Every Wednesday this summer, I will bring you a sleeper to watch for the 2009-2010 season (and potentially beyond). The players will be released in no particular order, and each article will contain lots of fantasy-relevant information. I will refrain from picking sleepers that have already shown glimpses of breaking out in the past – players like Anze Kopitar, Brent Burns, Wojtek Wolski, and so on. I will also avoid talking about obvious sleepers like TJ Oshie, Drew Doughty and Steve Stamkos. I’ll go a bit beneath the surface for some sleepers that you may have not thought about.
Michael Frolik made his first appearance on the international hockey radar at the age of 16, when he debuted at the World Juniors for the Czech Republic. He earned the nickname “Baby Jagr” due to being from Kladno, and also because he possessed a similar playing style. Frolik was extremely hyped and even garnered some consideration for first overall pick a few years’ before he was draft eligible in 2006 (he ended up going 10th overall). His slip in the draft was due in large part to a lack of development for Rimouski. He dominated there as a 16/17 year old in 2007, scoring 31 goals in only 52 games. However, the next year he only managed 24 goals in 45 games, and two in nine playoff games.
Frolik had a fantastic rookie season for the upstart Panthers, scoring 21 goals and putting up 45 points in 79 games. Frolik leapfrogged Shawn Matthias, whom many thought would earn a roster spot over him last season. Ahead of Frolik on the depth chart in Florida (before free agency) is David Booth, Cory Stillman, and Nathan Horton. Frolik has a great shot at earning a winger's spot on the top line, and on the second line at the very worst. He has a great work ethic (something that was an issue in junior), and has fantastic and well-rounded offensive game. He was also very valuable for Florida. In Panther wins, Frolik had 34 points in 40 games. However, in games that the Panthers lost, Frolik only had 11 points in 39 games. It is obvious to expect players to score more in wins, but Frolik’s output essentially tripled in wins compared to losses, and that is a trend that shows just how important he was to the Florida offense. His production also improved down the stretch (not something many players on the Panthers squad last season can say), as he posted nine points in the final nine Panther games.

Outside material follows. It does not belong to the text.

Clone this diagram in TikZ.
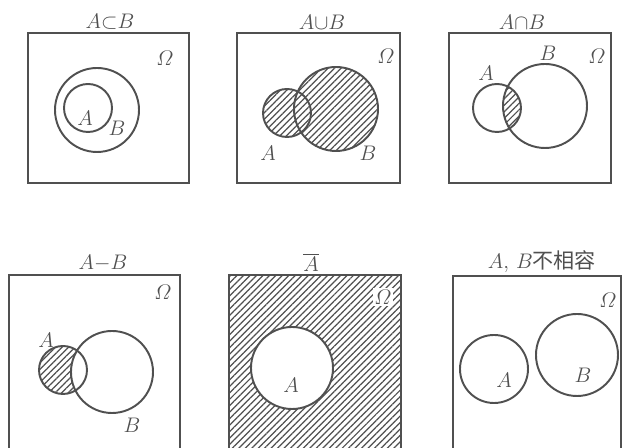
\documentclass[tikz,border=0pt]{standalone}
\usepackage{amsmath}
\usepackage{fontspec}
\newfontfamily\cjk{Noto Sans CJK SC}
\usetikzlibrary{patterns.meta}
\definecolor{ink}{RGB}{80,80,80}
\tikzset{
  frame/.style={draw=ink, line width=1.3pt},
  set/.style={draw=ink, line width=1.1pt},
  hatch/.style={pattern={Lines[angle=45,distance=2.6pt,line width=0.7pt]}, pattern color=ink},
  lbl/.style={text=ink, inner sep=1pt},
}
\begin{document}
\begin{tikzpicture}[x=0.02cm, y=-0.02cm, font=\fontsize{12}{14}\selectfont]
  \useasboundingbox (0,0) rectangle (623,448);
  \clip (0,0) rectangle (623,448);
  \fill[white] (0,0) rectangle (623,448);

  % A subset B
  \draw[frame] (28,33) rectangle (189,183);
  \draw[set] (97,110) circle [radius=42];
  \draw[set] (88,108) circle [radius=24];
  \node[lbl] (t1) at (110,22) {$A{\subset}B$};
  \node[lbl] (o1) at (165,58) {$\varOmega$};
  \node[lbl] (a1) at (85,118) {$A$};
  \node[lbl] (b1) at (117,128) {$B$};

  % A union B
  \draw[frame] (237,33) rectangle (400,183);
  \fill[hatch] (287,113) circle [radius=24] (336,109) circle [radius=42];
  \draw[set] (287,113) circle [radius=24];
  \draw[set] (336,109) circle [radius=42];
  \node[lbl] (t2) at (322,22) {$A{\cup}B$};
  \node[lbl] (o2) at (386,56) {$\varOmega$};
  \node[lbl] (a2) at (268,153) {$A$};
  \node[lbl] (b2) at (368,153) {$B$};

  % A cap B
  \draw[frame] (449,33) rectangle (611,183);
  \begin{scope}
    \clip (497,108) circle [radius=24];
    \fill[hatch] (545,106) circle [radius=42];
  \end{scope}
  \draw[set] (497,108) circle [radius=24];
  \draw[set] (545,106) circle [radius=42];
  \node[lbl] (t3) at (522,22) {$A{\cap}B$};
  \node[lbl] (o3) at (597,56) {$\varOmega$};
  \node[lbl] (a3) at (486,73) {$A$};
  \node[lbl] (b3) at (548,53) {$B$};

  % A minus B
  \draw[frame] (9,275) rectangle (180,470);
  \begin{scope}
    \clip (63,370) circle [radius=24];
    \fill[hatch] (39,346) rectangle (87,394);
    \fill[white] (112,372) circle [radius=41];
  \end{scope}
  \draw[set] (63,370) circle [radius=24];
  \draw[set] (112,372) circle [radius=41];
  \node[lbl] (t4) at (103,263) {$A{-}B$};
  \node[lbl] (o4) at (163,292) {$\varOmega$};
  \node[lbl] (a4) at (46,340) {$A$};
  \node[lbl] (b4) at (132,425) {$B$};

  % complement of A
  \fill[hatch] (229,275) rectangle (401,470);
  \fill[white] (292,368) circle [radius=41];
  \draw[frame] (229,275) rectangle (401,470);
  \draw[set] (292,368) circle [radius=41];
  \node[lbl] (t5) at (311,262) {$\overline{A}$};
  \node[lbl, fill=white] (o5) at (383,297) {$\varOmega$};
  \node[lbl] (a5) at (291,385) {$A$};

  % A, B disjoint
  \draw[frame] (453,276) rectangle (621,470);
  \draw[set] (494,369) circle [radius=34];
  \draw[set] (577,355) circle [radius=41];
  \node[lbl] (t6) at (542,262) {$A$, $B${\cjk 不相容}};
  \node[lbl] (o6) at (608,300) {$\varOmega$};
  \node[lbl] (a6) at (504,380) {$A$};
  \node[lbl] (b6) at (583,375) {$B$};
\end{tikzpicture}
\end{document}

What does this mean for the future? Frolik’s long-term upside is still in question. It depends how Florida decides to build their team (the first major step will be replacing Jay Bouwmeester on the back-end). Frolik has a great shot at breaking the 30-goal barrier next season, and a conservative estimate of 60 points would be easily attainable for the talented Czech. If you are wondering about his keeper league upside, peg him as a consistent 35-45-goal scorer in his prime, with a big season or two thrown in. He has always had the talent, but only last year started to show the work ethic and consistency that separates the stars from the talented disappointments.